4:40 – Ad content competes with editorial content. Units are story spaces.

4:50 – Church and state division is very important – creative people on social ad content are not in contact with editorial.

TUESDAY:

Revenue Without an Ad Server, Todd Sawicki

9:13 — Todd Sawicki starts off with laughs as Tuesday’s morning keynote kicks off. 

9:15 — Sawicki announces his new position as part of Zemanta

9:17 — 2001 was the only down year in the history of online advertising, says Sawicki. But, will it stay the same? Sawicki says if we don’t change something the continual growth may wane. Online advertising has grown, set to be second to TV very soon — “It’s making people a lot of money,” Sawicki said. But, we’ve got to be cognizant of changing times. 

9:21 — Typical online visitors on desktop see about 50 ads per session. On mobile? Only five percent of the monetization of desktop. Banner ads are “DOA” on mobile. 

9:24 — “I think we have an opportunity for the first time — when I’m the CRO and I go, who’s gonna fix this problem [mobile]?” asks Sawicki. “I’m not calling my sales guys in New York, I’m going to call you guys.”

9:26 – Link is a form of native advertising – Zemanta turns it into a post.

9:27 – Econ of native advertising: $0.25 to $10 per brand engagement X 5% engagement rates = $12.50 to $500 eCPMs.

9:30 – Problem with Atlantic Scientology piece – “No editor saw that, put their foot down or stood up to the ad people.” Native: gotta run it like advertising, but editorial needs to be involved.

9:32 – CMS and ad server – separate channels, never the twain shall meet.
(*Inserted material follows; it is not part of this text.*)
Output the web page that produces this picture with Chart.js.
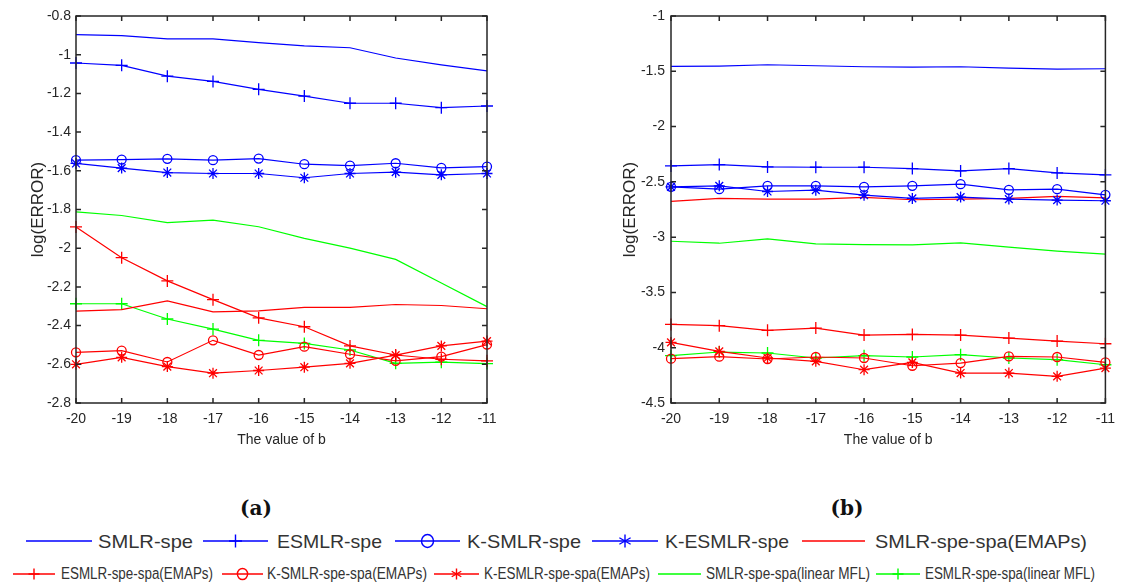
<!DOCTYPE html>
<html><head><meta charset="utf-8">
<script src="https://cdn.jsdelivr.net/npm/chart.js@4/dist/chart.umd.min.js"></script>
<style>
body{margin:0;background:#fff;width:1123px;height:588px;position:relative;overflow:hidden;font-family:"Liberation Sans",Arial,sans-serif;}
.cv{position:absolute;top:0;}
.cap{position:absolute;font-family:"DejaVu Serif","Liberation Serif",serif;font-weight:bold;font-size:20px;color:#111;transform:translate(-50%,-50%);}
.lg{position:absolute;white-space:nowrap;transform-origin:0 50%;line-height:1;}
.r1{font-size:19px;color:#333;}
.r2{font-size:16px;color:#333;}
svg.smp{position:absolute;overflow:visible;}
</style></head>
<body>
<canvas id="ca" class="cv" width="517" height="460" style="left:0px"></canvas>
<canvas id="cb" class="cv" width="560" height="460" style="left:563px"></canvas>
<div class="cap" style="left:256px;top:508px">(a)</div>
<div class="cap" style="left:847px;top:508px">(b)</div>
<div id="legend"></div>
<script>
// ---- data ----
const bValues = [-20, -19, -18, -17, -16, -15, -14, -13, -12, -11];
const seriesNames = ['SMLR-spe','ESMLR-spe','K-SMLR-spe','K-ESMLR-spe','SMLR-spe-spa(EMAPs)',
  'ESMLR-spe-spa(EMAPs)','K-SMLR-spe-spa(EMAPs)','K-ESMLR-spe-spa(EMAPs)','SMLR-spe-spa(linear MFL)','ESMLR-spe-spa(linear MFL)'];

// panel (a)
const aSMLR      = [-0.896,-0.901,-0.918,-0.918,-0.938,-0.954,-0.964,-1.017,-1.053,-1.084];
const aESMLR     = [-1.043,-1.055,-1.111,-1.138,-1.179,-1.214,-1.251,-1.251,-1.274,-1.265];
const aKSMLR     = [-1.545,-1.542,-1.538,-1.545,-1.537,-1.566,-1.573,-1.561,-1.585,-1.578];
const aKESMLR    = [-1.562,-1.586,-1.609,-1.614,-1.614,-1.636,-1.614,-1.607,-1.621,-1.614];
const aSMLRemap  = [-2.325,-2.317,-2.272,-2.329,-2.324,-2.306,-2.306,-2.291,-2.296,-2.313];
const aESMLRemap = [-1.890,-2.049,-2.169,-2.266,-2.360,-2.406,-2.505,-2.552,-2.574,-2.582];
const aKSMLRemap = [-2.538,-2.529,-2.588,-2.476,-2.552,-2.509,-2.548,-2.582,-2.560,-2.498];
const aKESMLRemap= [-2.600,-2.564,-2.612,-2.646,-2.632,-2.615,-2.595,-2.553,-2.505,-2.480];
const aSMLRmfl   = [-1.812,-1.831,-1.868,-1.855,-1.889,-1.949,-2.000,-2.058,-2.180,-2.302];
const aESMLRmfl  = [-2.287,-2.287,-2.366,-2.418,-2.476,-2.492,-2.526,-2.595,-2.589,-2.596];

// panel (b)
const bSMLR      = [-1.456,-1.453,-1.441,-1.450,-1.459,-1.462,-1.459,-1.471,-1.480,-1.477];
const bESMLR     = [-2.356,-2.344,-2.365,-2.368,-2.368,-2.380,-2.401,-2.380,-2.419,-2.437];
const bKSMLR     = [-2.545,-2.566,-2.536,-2.536,-2.545,-2.536,-2.521,-2.572,-2.566,-2.617];
const bKESMLR    = [-2.545,-2.536,-2.587,-2.575,-2.620,-2.650,-2.638,-2.656,-2.665,-2.671];
const bSMLRemap  = [-2.677,-2.650,-2.656,-2.656,-2.641,-2.662,-2.656,-2.650,-2.632,-2.644];
const bESMLRemap = [-3.789,-3.801,-3.843,-3.822,-3.886,-3.880,-3.886,-3.913,-3.940,-3.964];
const bKSMLRemap = [-4.099,-4.081,-4.102,-4.084,-4.093,-4.163,-4.139,-4.078,-4.084,-4.133];
const bKESMLRemap= [-3.952,-4.033,-4.093,-4.123,-4.199,-4.133,-4.229,-4.229,-4.259,-4.184];
const bSMLRmfl   = [-3.037,-3.055,-3.016,-3.061,-3.067,-3.070,-3.052,-3.091,-3.127,-3.154];
const bESMLRmfl  = [-4.072,-4.039,-4.048,-4.093,-4.072,-4.084,-4.063,-4.093,-4.108,-4.154];

const aTicks = [-2.8,-2.6,-2.4,-2.2,-2,-1.8,-1.6,-1.4,-1.2,-1,-0.8];
const bTicks = [-4.5,-4,-3.5,-3,-2.5,-2,-1.5,-1];

// ---- styles ----
const BLUE='#0000ff', RED='#ff0000', GREEN='#00ff00';
const seriesColors = [BLUE,BLUE,BLUE,BLUE,RED,RED,RED,RED,GREEN,GREEN];
const seriesMarkers = [false,'cross','circle','star',false,'cross','circle','star',false,'cross'];
const markerRadius = {cross:6, circle:4.5, star:5.5};

function datasets(arrs){
  return arrs.map((d,i)=>({
    label: seriesNames[i], data: d,
    borderColor: seriesColors[i], backgroundColor: 'rgba(0,0,0,0)',
    borderWidth: 1.2, tension: 0,
    pointStyle: seriesMarkers[i] || 'circle',
    pointRadius: seriesMarkers[i] ? markerRadius[seriesMarkers[i]] : 0,
    pointBorderColor: seriesColors[i], pointBackgroundColor:'rgba(0,0,0,0)',
    pointBorderWidth: 1.3, pointHoverRadius: 0
  }));
}

const framePlugin = {
  id:'frame',
  afterDraw(chart){
    const {ctx, chartArea:a, scales} = chart;
    ctx.save();
    ctx.strokeStyle='#262626'; ctx.lineWidth=1.5;
    ctx.strokeRect(a.left, a.top, a.right-a.left, a.bottom-a.top);
    const L=5;
    scales.x.ticks.forEach((t,i)=>{
      const x=scales.x.getPixelForTick(i);
      ctx.beginPath(); ctx.moveTo(x,a.bottom); ctx.lineTo(x,a.bottom-L);
      ctx.moveTo(x,a.top); ctx.lineTo(x,a.top+L); ctx.stroke();
    });
    scales.y.ticks.forEach((t,i)=>{
      const y=scales.y.getPixelForTick(i);
      ctx.beginPath(); ctx.moveTo(a.left,y); ctx.lineTo(a.left+L,y);
      ctx.moveTo(a.right,y); ctx.lineTo(a.right-L,y); ctx.stroke();
    });
    ctx.restore();
  }
};

function makeChart(id, arrs, ticks, yWidth, yTitlePad, rightPad, tickPad){
  const fam = '"Liberation Sans", Arial, sans-serif';
  new Chart(document.getElementById(id), {
    type:'line',
    data:{ labels: bValues.map(String), datasets: datasets(arrs) },
    options:{
      responsive:false, animation:false, devicePixelRatio:1,
      layout:{padding:{top:16,right:rightPad,left:0,bottom:0}},
      plugins:{legend:{display:false}, tooltip:{enabled:false}},
      scales:{
        x:{ type:'category', offset:false,
            grid:{display:false, drawTicks:false}, border:{display:false},
            ticks:{color:'#262626', font:{family:fam,size:14}, padding:8, maxRotation:0, autoSkip:false},
            title:{display:true, text:'The value of b', color:'#262626',
                   font:{family:fam, size:14}, padding:{top:0,bottom:11}},
            afterFit(s){ s.height = 57; } },
        y:{ min: ticks[0], max: ticks[ticks.length-1],
            grid:{display:false, drawTicks:false}, border:{display:false},
            afterBuildTicks(s){ s.ticks = ticks.map(v=>({value:v})); },
            ticks:{color:'#262626', font:{family:fam,size:14}, padding:tickPad,
                   callback:(v)=>String(Number(Number(v).toFixed(2)))},
            title:{display:true, text:'log(ERROR)', color:'#262626',
                   font:{family:fam, size:17}, padding:{top:yTitlePad,bottom:0}},
            afterFit(s){ s.width = yWidth; } }
      }
    },
    plugins:[framePlugin]
  });
}

makeChart('ca', [aSMLR,aESMLR,aKSMLR,aKESMLR,aSMLRemap,aESMLRemap,aKSMLRemap,aKESMLRemap,aSMLRmfl,aESMLRmfl], aTicks, 76, 28, 30, 5);
makeChart('cb', [bSMLR,bESMLR,bKSMLR,bKESMLR,bSMLRemap,bESMLRemap,bKSMLRemap,bKESMLRemap,bSMLRmfl,bESMLRmfl], bTicks, 108, 57, 11, 6);

// ---- legend ----
const legendRows = [
  {cls:'r1', y:541, items:[0,1,2,3,4], sx:[26,203,395,592,802], sw:[66,65,65,66,63],
   tx:[98,277,467,665,875], tw:[95,105,114,124,212], mk:1},
  {cls:'r2', y:574, items:[5,6,7,8,9], sx:[13,222,434,658,876], sw:[42,41,45,43,44],
   tx:[61,267,484,706,925], tw:[152,160,166,164,170], mk:0.85}
];
const NS='http://www.w3.org/2000/svg';
const lg=document.getElementById('legend');
legendRows.forEach(row=>{
  row.items.forEach((si,k)=>{
    const w=row.sw[k];
    const svg=document.createElementNS(NS,'svg');
    svg.setAttribute('class','smp');
    svg.setAttribute('width',w); svg.setAttribute('height',20);
    svg.style.left=row.sx[k]+'px'; svg.style.top=(row.y-10)+'px';
    const c=seriesColors[si];
    let h='<line x1="0" y1="10" x2="'+w+'" y2="10" stroke="'+c+'" stroke-width="1.4"/>';
    const cx=w/2, m=seriesMarkers[si], s=row.mk;
    if(m==='cross'){ const r=6.5*s; h+='<path d="M'+cx+' '+(10-r)+'V'+(10+r)+'M'+(cx-r)+' 10H'+(cx+r)+'" stroke="'+c+'" stroke-width="1.4"/>'; }
    if(m==='circle'){ h+='<ellipse cx="'+cx+'" cy="10" rx="'+(6*s)+'" ry="'+(6.5*s)+'" fill="none" stroke="'+c+'" stroke-width="1.4"/>'; }
    if(m==='star'){ const r=6.5*s; let p='M'+cx+' '+(10-r)+'V'+(10+r);
      [30,150].forEach(a=>{const dx=r*Math.cos(a*Math.PI/180), dy=r*Math.sin(a*Math.PI/180);
        p+='M'+(cx-dx)+' '+(10-dy)+'L'+(cx+dx)+' '+(10+dy);});
      h+='<path d="'+p+'" stroke="'+c+'" stroke-width="1.4"/>'; }
    svg.innerHTML=h;
    lg.appendChild(svg);
    const t=document.createElement('div');
    t.className='lg '+row.cls; t.textContent=seriesNames[si];
    t.style.left=row.tx[k]+'px'; t.style.top=row.y+'px';
    lg.appendChild(t);
    const natural=t.getBoundingClientRect().width;
    const sc=row.tw[k]/natural;
    t.style.transform='translateY(-50%) scaleX('+sc+')';
  });
});
</script>
</body></html>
They don’t communicate.

9:34 – Pub ad serving companies have been around for 20 years – and they haven’t changed their offerings much. Same basic tech.

9:37 – Fair deal of overlap between ad servers and CMS – both do scheduling, source attribution, analytics, but not optimization (ad server!). Optimizing content will need something that looks like an ad server: future is a “content marketing server.” Native ads will have to be served like content.

9:39 – Embrace programmatic – direct and indirect automation – so you have the time to worry about REAL problems. Experiment with native.